→ **Set problem**
Output nothing but the number of lines that include the word "matplotlib".

→ **Extracted entries**
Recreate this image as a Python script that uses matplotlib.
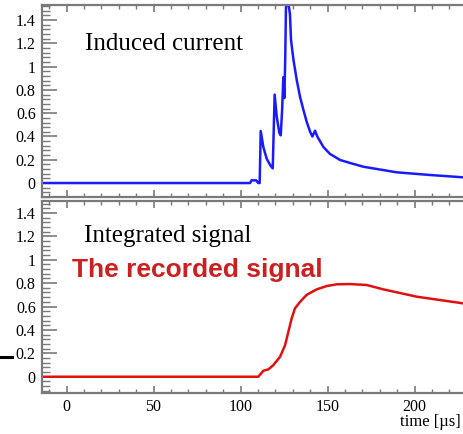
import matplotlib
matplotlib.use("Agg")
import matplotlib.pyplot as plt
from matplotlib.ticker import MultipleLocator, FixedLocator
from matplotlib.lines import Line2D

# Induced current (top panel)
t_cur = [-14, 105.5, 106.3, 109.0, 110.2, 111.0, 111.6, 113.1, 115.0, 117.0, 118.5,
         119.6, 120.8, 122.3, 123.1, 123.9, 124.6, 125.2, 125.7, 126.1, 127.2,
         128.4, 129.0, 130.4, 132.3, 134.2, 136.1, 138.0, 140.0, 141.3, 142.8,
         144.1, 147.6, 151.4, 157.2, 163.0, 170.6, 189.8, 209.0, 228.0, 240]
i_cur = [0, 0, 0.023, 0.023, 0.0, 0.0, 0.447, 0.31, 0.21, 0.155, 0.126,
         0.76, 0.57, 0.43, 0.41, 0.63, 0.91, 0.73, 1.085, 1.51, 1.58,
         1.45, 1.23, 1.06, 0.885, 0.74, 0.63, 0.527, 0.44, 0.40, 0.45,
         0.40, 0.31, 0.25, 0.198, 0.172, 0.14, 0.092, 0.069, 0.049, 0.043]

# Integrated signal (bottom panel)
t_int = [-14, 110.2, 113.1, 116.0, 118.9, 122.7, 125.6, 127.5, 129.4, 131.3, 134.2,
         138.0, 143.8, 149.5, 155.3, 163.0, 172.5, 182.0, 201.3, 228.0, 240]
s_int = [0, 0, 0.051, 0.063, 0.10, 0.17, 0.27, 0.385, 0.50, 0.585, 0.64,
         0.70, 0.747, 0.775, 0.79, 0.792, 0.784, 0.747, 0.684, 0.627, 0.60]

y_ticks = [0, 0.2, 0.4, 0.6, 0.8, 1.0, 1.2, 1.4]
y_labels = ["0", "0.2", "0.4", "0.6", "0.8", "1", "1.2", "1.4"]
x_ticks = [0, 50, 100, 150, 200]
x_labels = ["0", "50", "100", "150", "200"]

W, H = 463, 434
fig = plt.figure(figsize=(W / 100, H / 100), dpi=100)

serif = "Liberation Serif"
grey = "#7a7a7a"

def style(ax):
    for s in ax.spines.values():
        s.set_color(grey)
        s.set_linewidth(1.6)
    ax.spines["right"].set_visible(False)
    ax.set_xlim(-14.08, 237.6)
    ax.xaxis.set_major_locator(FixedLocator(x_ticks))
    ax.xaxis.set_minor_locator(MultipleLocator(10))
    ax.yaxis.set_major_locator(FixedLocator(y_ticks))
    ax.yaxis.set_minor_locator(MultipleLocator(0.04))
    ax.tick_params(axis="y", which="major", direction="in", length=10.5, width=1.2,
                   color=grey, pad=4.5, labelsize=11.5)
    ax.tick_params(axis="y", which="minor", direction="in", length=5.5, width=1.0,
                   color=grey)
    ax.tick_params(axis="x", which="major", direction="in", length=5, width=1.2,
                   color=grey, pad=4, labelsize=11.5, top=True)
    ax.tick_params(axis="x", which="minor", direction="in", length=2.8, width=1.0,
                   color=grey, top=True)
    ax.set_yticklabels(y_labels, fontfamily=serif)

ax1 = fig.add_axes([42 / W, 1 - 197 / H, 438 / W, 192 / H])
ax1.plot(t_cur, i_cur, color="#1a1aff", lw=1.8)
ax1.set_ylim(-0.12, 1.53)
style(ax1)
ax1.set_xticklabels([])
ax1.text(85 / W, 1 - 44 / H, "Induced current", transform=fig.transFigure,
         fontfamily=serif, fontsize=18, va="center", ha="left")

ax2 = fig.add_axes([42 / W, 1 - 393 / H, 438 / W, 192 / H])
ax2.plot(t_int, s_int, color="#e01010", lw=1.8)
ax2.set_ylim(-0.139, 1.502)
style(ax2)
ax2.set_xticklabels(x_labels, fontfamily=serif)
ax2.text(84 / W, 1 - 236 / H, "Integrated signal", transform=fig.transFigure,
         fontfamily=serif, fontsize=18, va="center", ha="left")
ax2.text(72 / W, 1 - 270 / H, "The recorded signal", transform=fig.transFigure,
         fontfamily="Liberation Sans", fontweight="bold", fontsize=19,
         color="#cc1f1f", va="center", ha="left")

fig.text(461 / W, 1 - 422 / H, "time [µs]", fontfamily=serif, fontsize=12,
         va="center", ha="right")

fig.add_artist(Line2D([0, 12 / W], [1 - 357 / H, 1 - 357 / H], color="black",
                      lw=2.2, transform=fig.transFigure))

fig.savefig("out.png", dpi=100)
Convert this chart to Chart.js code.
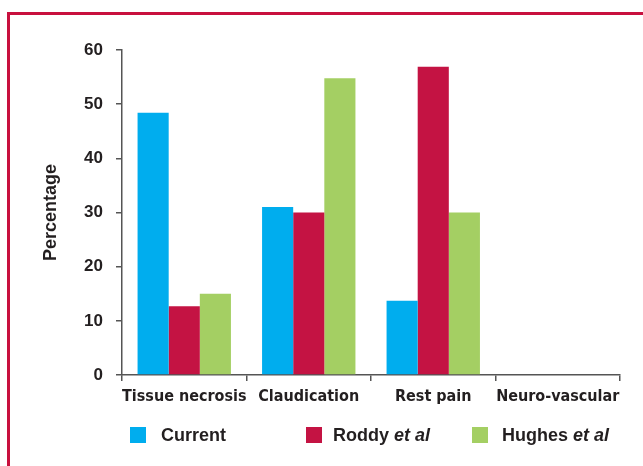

→ **Completed exercise**
6